(Stated task)
Your job is to retype all of the data word for word, leaving every image out.

'''

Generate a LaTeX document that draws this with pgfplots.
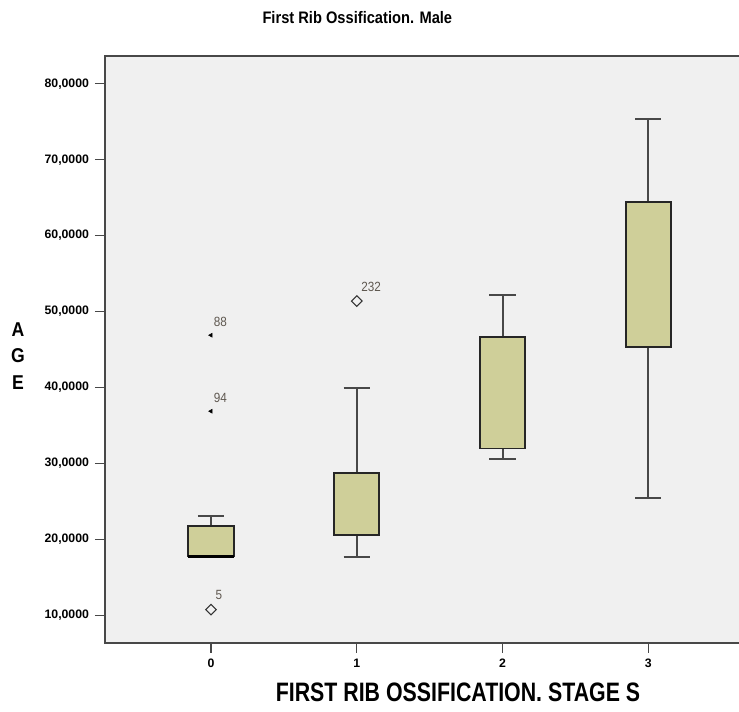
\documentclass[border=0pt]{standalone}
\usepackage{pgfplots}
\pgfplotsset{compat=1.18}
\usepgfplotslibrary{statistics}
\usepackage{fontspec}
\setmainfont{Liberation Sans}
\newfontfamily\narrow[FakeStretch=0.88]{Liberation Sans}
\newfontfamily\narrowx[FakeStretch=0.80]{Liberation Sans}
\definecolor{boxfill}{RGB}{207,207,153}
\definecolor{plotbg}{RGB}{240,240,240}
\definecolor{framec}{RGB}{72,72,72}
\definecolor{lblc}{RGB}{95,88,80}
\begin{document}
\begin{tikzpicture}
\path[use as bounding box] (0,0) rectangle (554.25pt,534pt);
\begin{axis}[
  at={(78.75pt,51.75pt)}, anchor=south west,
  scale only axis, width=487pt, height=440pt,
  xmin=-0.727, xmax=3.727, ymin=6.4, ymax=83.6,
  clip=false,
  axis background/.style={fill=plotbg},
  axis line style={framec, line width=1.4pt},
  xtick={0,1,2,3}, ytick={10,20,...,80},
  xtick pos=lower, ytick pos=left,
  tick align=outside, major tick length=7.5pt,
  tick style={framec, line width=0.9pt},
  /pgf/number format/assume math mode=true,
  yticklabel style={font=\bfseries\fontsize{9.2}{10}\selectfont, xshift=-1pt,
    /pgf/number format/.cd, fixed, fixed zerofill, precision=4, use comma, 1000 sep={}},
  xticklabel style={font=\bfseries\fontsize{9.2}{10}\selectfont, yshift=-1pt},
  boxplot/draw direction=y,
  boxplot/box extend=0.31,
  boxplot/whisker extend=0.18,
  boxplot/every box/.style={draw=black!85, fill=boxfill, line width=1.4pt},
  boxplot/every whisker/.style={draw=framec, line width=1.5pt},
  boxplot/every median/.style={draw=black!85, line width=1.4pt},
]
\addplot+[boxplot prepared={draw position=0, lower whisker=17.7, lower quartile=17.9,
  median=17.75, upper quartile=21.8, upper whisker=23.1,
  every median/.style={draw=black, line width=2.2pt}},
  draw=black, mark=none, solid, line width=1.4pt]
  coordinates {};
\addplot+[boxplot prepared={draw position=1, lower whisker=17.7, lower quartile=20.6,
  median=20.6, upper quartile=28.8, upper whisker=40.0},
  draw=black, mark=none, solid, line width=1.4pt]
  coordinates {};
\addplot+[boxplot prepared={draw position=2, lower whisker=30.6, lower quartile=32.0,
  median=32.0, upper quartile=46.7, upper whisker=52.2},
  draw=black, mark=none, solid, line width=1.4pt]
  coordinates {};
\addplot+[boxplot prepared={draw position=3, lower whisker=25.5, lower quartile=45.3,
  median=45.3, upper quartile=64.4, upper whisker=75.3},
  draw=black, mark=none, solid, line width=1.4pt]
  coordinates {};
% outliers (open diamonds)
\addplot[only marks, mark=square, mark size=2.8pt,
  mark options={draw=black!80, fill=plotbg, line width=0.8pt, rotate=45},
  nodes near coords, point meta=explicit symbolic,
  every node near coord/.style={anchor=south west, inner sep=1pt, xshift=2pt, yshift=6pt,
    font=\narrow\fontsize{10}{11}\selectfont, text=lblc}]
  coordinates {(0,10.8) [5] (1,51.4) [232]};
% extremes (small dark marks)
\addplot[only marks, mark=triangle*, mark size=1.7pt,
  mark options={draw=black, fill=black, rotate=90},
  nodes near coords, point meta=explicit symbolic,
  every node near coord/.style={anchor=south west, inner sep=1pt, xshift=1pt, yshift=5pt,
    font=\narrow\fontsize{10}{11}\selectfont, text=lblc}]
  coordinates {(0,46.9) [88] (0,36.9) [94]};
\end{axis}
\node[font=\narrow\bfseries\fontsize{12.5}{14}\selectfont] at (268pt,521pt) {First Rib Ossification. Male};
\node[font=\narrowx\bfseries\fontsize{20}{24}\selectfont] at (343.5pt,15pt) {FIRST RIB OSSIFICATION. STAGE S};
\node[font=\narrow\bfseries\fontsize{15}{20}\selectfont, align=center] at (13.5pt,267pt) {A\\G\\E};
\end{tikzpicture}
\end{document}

'''

(The solution)
Generate a LaTeX document that draws this with pgfplots.
\documentclass[border=0pt]{standalone}
\usepackage{pgfplots}
\pgfplotsset{compat=1.18}
\usepgfplotslibrary{statistics}
\usepackage{fontspec}
\setmainfont{Liberation Sans}
\newfontfamily\narrow[FakeStretch=0.88]{Liberation Sans}
\newfontfamily\narrowx[FakeStretch=0.80]{Liberation Sans}
\definecolor{boxfill}{RGB}{207,207,153}
\definecolor{plotbg}{RGB}{240,240,240}
\definecolor{framec}{RGB}{72,72,72}
\definecolor{lblc}{RGB}{95,88,80}
\begin{document}
\begin{tikzpicture}
\path[use as bounding box] (0,0) rectangle (554.25pt,534pt);
\begin{axis}[
  at={(78.75pt,51.75pt)}, anchor=south west,
  scale only axis, width=487pt, height=440pt,
  xmin=-0.727, xmax=3.727, ymin=6.4, ymax=83.6,
  clip=false,
  axis background/.style={fill=plotbg},
  axis line style={framec, line width=1.4pt},
  xtick={0,1,2,3}, ytick={10,20,...,80},
  xtick pos=lower, ytick pos=left,
  tick align=outside, major tick length=7.5pt,
  tick style={framec, line width=0.9pt},
  /pgf/number format/assume math mode=true,
  yticklabel style={font=\bfseries\fontsize{9.2}{10}\selectfont, xshift=-1pt,
    /pgf/number format/.cd, fixed, fixed zerofill, precision=4, use comma, 1000 sep={}},
  xticklabel style={font=\bfseries\fontsize{9.2}{10}\selectfont, yshift=-1pt},
  boxplot/draw direction=y,
  boxplot/box extend=0.31,
  boxplot/whisker extend=0.18,
  boxplot/every box/.style={draw=black!85, fill=boxfill, line width=1.4pt},
  boxplot/every whisker/.style={draw=framec, line width=1.5pt},
  boxplot/every median/.style={draw=black!85, line width=1.4pt},
]
\addplot+[boxplot prepared={draw position=0, lower whisker=17.7, lower quartile=17.9,
  median=17.75, upper quartile=21.8, upper whisker=23.1,
  every median/.style={draw=black, line width=2.2pt}},
  draw=black, mark=none, solid, line width=1.4pt]
  coordinates {};
\addplot+[boxplot prepared={draw position=1, lower whisker=17.7, lower quartile=20.6,
  median=20.6, upper quartile=28.8, upper whisker=40.0},
  draw=black, mark=none, solid, line width=1.4pt]
  coordinates {};
\addplot+[boxplot prepared={draw position=2, lower whisker=30.6, lower quartile=32.0,
  median=32.0, upper quartile=46.7, upper whisker=52.2},
  draw=black, mark=none, solid, line width=1.4pt]
  coordinates {};
\addplot+[boxplot prepared={draw position=3, lower whisker=25.5, lower quartile=45.3,
  median=45.3, upper quartile=64.4, upper whisker=75.3},
  draw=black, mark=none, solid, line width=1.4pt]
  coordinates {};
% outliers (open diamonds)
\addplot[only marks, mark=square, mark size=2.8pt,
  mark options={draw=black!80, fill=plotbg, line width=0.8pt, rotate=45},
  nodes near coords, point meta=explicit symbolic,
  every node near coord/.style={anchor=south west, inner sep=1pt, xshift=2pt, yshift=6pt,
    font=\narrow\fontsize{10}{11}\selectfont, text=lblc}]
  coordinates {(0,10.8) [5] (1,51.4) [232]};
% extremes (small dark marks)
\addplot[only marks, mark=triangle*, mark size=1.7pt,
  mark options={draw=black, fill=black, rotate=90},
  nodes near coords, point meta=explicit symbolic,
  every node near coord/.style={anchor=south west, inner sep=1pt, xshift=1pt, yshift=5pt,
    font=\narrow\fontsize{10}{11}\selectfont, text=lblc}]
  coordinates {(0,46.9) [88] (0,36.9) [94]};
\end{axis}
\node[font=\narrow\bfseries\fontsize{12.5}{14}\selectfont] at (268pt,521pt) {First Rib Ossification. Male};
\node[font=\narrowx\bfseries\fontsize{20}{24}\selectfont] at (343.5pt,15pt) {FIRST RIB OSSIFICATION. STAGE S};
\node[font=\narrow\bfseries\fontsize{15}{20}\selectfont, align=center] at (13.5pt,267pt) {A\\G\\E};
\end{tikzpicture}
\end{document}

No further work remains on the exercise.